Kedua bacaan ini adalah dua dari tujuh bacaan (qira'at) Al-Qur'an yang sahih.
Membaca 'Aamiin' setelah selesai membaca Al-Fatihah, baik dalam salat sendiri maupun berjamaah, hukumnya adalah sunah. 'Aamiin' berarti "Ya Allah, kabulkanlah". Disunahkan bagi imam, makmum, dan orang yang salat sendiri untuk mengucapkannya dengan suara yang tidak terlalu keras, dan disunahkan pula bagi makmum untuk bersamaan dengan imam. Nabi ﷺ bersabda: "Apabila imam mengucapkan 'ghairil maghdhubi 'alaihim waladhdhallin', maka ucapkanlah 'Aamiin', karena barangsiapa yang ucapannya 'Aamiin' bertepatan dengan ucapan 'Aamiin' para malaikat, niscaya akan diampuni dosa-dosanya yang telah lalu." (HR. Bukhari dan Muslim).
Belajar membaca Surah Al-Fatihah dengan tajwid yang benar adalah sebuah perjalanan spiritual yang sangat berharga.
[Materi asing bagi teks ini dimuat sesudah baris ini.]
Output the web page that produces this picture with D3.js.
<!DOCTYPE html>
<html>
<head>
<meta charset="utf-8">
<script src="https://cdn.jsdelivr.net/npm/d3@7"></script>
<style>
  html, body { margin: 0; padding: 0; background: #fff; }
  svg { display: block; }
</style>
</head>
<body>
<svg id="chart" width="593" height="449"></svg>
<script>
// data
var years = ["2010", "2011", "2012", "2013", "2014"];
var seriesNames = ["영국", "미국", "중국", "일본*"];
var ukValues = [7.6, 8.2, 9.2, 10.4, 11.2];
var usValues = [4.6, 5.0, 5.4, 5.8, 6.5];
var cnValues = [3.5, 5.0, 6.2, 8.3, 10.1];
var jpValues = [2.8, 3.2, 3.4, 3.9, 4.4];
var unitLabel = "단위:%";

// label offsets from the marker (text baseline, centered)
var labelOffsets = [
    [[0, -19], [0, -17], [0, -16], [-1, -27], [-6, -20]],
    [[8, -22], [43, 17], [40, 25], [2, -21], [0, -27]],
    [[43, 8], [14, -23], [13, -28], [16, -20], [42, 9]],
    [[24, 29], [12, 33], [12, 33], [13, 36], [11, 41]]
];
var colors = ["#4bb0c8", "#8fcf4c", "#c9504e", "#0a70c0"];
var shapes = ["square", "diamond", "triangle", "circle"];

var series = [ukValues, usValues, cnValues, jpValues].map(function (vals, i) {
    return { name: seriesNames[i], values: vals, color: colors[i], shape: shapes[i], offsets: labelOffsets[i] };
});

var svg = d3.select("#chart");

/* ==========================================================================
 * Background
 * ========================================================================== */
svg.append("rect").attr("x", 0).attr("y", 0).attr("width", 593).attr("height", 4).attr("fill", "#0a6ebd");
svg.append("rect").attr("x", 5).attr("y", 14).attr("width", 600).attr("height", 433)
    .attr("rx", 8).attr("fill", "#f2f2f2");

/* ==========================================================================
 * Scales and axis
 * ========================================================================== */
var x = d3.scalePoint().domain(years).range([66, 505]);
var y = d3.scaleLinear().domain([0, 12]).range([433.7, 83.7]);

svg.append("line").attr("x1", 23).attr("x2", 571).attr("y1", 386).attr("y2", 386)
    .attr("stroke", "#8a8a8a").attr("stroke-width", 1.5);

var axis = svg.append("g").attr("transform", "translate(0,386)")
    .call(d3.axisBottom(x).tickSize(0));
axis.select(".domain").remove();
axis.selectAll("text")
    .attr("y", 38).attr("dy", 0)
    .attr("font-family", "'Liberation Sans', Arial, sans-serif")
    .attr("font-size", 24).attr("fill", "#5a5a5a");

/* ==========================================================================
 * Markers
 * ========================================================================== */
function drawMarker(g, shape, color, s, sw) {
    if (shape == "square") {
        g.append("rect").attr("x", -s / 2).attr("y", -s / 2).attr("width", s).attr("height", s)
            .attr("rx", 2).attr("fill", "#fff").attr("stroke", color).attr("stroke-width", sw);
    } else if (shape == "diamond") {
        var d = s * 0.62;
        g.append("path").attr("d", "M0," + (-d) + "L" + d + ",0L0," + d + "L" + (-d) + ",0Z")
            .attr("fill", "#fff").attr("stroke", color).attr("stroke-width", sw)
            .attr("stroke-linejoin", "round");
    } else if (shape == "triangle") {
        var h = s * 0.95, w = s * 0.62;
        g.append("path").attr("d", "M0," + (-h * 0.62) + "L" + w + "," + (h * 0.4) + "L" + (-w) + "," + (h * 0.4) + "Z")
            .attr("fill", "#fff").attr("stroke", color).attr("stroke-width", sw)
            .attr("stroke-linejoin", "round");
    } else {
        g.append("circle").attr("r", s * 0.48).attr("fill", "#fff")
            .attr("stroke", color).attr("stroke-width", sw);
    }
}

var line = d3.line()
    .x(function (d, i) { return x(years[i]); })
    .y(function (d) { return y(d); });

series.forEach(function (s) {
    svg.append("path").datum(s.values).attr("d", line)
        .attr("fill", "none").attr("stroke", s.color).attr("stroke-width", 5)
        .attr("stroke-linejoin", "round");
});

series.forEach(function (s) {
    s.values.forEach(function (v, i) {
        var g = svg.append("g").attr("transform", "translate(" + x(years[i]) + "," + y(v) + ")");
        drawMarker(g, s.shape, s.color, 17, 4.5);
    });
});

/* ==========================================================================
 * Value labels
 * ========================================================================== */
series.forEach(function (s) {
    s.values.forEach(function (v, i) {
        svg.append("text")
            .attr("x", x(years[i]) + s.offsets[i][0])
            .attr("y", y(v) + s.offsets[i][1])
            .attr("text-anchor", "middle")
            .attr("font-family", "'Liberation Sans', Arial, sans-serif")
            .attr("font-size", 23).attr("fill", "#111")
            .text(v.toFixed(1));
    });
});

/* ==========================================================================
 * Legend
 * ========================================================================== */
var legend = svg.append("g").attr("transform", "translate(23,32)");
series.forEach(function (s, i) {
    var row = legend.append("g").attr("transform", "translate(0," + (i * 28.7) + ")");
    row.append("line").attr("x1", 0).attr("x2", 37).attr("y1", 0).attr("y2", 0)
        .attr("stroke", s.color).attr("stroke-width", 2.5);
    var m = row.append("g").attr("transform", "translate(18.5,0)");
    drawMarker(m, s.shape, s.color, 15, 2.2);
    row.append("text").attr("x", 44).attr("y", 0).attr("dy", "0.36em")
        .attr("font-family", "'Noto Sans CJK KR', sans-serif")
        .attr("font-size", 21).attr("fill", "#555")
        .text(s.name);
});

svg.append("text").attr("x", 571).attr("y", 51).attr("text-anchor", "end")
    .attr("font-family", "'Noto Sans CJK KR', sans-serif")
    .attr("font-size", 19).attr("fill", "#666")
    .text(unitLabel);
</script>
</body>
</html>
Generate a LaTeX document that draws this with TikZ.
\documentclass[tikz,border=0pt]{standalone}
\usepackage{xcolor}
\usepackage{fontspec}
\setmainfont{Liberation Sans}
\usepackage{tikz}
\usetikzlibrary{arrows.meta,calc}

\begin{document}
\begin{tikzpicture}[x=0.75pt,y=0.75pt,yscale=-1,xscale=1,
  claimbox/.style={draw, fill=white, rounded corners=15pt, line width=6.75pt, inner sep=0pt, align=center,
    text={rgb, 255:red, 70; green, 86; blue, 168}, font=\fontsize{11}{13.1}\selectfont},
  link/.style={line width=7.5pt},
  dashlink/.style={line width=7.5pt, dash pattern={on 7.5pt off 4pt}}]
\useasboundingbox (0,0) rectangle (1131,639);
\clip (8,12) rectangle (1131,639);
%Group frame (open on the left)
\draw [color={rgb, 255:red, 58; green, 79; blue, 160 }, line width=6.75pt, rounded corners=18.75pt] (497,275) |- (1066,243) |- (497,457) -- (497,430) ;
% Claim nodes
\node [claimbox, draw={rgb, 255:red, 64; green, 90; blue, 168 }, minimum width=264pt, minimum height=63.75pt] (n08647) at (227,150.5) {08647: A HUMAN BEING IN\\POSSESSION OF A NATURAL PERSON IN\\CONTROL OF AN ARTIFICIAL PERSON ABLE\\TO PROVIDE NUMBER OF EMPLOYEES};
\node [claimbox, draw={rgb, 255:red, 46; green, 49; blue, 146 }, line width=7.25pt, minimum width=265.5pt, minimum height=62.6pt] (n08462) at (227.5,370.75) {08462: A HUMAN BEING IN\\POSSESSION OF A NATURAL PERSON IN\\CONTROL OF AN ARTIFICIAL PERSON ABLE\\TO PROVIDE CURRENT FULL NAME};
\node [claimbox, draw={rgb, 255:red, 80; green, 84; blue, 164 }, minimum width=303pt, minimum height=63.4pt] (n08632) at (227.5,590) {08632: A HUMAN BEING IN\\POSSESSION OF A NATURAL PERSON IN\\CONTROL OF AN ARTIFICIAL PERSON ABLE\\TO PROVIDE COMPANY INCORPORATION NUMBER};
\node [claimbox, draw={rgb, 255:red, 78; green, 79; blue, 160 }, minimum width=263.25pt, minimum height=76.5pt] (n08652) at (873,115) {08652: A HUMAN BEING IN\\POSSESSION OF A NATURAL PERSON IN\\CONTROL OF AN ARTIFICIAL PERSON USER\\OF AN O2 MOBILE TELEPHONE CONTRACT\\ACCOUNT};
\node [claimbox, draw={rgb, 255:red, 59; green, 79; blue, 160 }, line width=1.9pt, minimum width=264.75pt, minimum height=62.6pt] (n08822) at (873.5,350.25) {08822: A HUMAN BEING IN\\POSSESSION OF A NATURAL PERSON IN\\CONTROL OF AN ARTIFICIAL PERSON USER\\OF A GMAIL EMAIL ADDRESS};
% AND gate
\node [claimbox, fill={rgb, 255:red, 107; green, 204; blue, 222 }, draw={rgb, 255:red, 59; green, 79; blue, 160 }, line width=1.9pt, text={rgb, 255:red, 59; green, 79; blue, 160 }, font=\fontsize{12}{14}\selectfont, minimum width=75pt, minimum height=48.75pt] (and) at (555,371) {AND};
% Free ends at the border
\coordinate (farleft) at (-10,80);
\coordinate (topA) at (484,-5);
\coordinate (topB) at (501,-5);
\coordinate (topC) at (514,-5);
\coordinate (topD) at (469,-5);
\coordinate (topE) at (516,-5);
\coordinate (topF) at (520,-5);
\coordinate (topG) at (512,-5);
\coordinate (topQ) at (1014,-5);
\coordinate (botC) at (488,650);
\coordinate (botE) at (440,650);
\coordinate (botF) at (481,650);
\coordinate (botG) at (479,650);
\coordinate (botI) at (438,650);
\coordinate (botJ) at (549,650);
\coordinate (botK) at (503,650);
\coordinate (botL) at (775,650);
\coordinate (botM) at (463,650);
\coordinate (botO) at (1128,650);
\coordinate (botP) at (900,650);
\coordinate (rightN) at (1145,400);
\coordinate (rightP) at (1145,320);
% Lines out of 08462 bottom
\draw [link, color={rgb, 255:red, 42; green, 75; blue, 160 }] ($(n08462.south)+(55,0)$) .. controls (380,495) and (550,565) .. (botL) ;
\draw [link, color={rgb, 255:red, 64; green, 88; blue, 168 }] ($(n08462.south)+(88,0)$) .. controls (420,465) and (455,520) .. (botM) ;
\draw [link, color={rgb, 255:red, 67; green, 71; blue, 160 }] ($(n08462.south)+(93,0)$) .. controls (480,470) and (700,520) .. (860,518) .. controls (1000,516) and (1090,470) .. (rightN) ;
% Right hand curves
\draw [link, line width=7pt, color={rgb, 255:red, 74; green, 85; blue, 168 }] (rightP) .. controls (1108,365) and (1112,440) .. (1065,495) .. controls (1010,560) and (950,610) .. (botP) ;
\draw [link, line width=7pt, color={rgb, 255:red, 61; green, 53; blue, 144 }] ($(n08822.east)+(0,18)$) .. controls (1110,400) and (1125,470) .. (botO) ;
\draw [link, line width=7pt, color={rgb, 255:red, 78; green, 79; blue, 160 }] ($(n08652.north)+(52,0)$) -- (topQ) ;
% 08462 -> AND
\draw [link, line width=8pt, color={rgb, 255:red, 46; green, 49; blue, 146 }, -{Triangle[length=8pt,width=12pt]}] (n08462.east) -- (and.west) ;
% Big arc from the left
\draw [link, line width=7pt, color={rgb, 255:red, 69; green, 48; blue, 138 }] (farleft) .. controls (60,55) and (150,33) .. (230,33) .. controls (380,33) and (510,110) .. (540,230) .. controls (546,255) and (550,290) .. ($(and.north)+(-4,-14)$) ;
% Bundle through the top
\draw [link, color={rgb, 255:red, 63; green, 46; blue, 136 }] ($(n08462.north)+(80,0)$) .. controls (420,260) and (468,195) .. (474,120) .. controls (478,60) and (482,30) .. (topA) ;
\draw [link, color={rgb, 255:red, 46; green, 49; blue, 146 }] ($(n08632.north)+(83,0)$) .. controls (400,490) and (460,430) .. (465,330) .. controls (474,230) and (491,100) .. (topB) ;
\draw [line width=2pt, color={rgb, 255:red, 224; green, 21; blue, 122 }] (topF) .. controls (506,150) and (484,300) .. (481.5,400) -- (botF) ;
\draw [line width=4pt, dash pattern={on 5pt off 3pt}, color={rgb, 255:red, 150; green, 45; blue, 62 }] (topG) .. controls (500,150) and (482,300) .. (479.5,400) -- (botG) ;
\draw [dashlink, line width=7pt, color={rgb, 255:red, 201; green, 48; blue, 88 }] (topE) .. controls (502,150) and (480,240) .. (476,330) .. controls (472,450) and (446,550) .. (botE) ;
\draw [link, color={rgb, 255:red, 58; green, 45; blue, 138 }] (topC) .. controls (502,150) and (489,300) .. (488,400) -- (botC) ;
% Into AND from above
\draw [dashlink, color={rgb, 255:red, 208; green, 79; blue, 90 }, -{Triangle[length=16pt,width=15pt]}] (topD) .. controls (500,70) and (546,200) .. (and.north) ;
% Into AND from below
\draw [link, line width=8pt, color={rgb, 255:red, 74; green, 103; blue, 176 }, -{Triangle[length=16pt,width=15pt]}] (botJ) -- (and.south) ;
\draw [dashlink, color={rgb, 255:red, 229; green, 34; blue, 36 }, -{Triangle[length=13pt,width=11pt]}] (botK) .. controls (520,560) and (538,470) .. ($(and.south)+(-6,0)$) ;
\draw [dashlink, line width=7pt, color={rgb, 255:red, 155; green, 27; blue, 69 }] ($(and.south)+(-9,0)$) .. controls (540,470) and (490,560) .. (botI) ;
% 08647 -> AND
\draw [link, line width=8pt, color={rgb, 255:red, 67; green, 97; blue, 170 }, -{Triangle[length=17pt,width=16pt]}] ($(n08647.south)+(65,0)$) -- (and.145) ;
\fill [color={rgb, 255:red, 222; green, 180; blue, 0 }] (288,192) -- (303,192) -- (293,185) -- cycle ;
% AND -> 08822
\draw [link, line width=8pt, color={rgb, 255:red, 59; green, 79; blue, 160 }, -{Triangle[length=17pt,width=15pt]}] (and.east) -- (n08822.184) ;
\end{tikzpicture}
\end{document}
Ia adalah pintu gerbang menuju kekhusyukan dalam salat, membuka pemahaman yang lebih dalam tentang pesan-pesan Ilahi, dan mempererat hubungan kita dengan Sang Pencipta. Jangan pernah merasa putus asa dalam proses belajar ini. Setiap usaha yang Anda lakukan untuk menyempurnakan bacaan Al-Qur'an, terutama Al-Fatihah, adalah amalan yang sangat dicintai oleh Allah.
Ingatlah bahwa Al-Fatihah adalah dialog antara hamba dan Tuhannya. Semakin sempurna bacaan dan pemahaman Anda, semakin mendalam pula dialog tersebut, dan semakin besar pula pahala serta keberkahan yang akan Anda raih. Teruslah berlatih, cari bimbingan dari guru yang kompeten, dengarkan bacaan para qari', dan yang terpenting, niatkan semua itu semata-mata karena Allah Ta'ala. Semoga Allah senantiasa memudahkan langkah kita dalam menuntut ilmu dan mengamalkannya.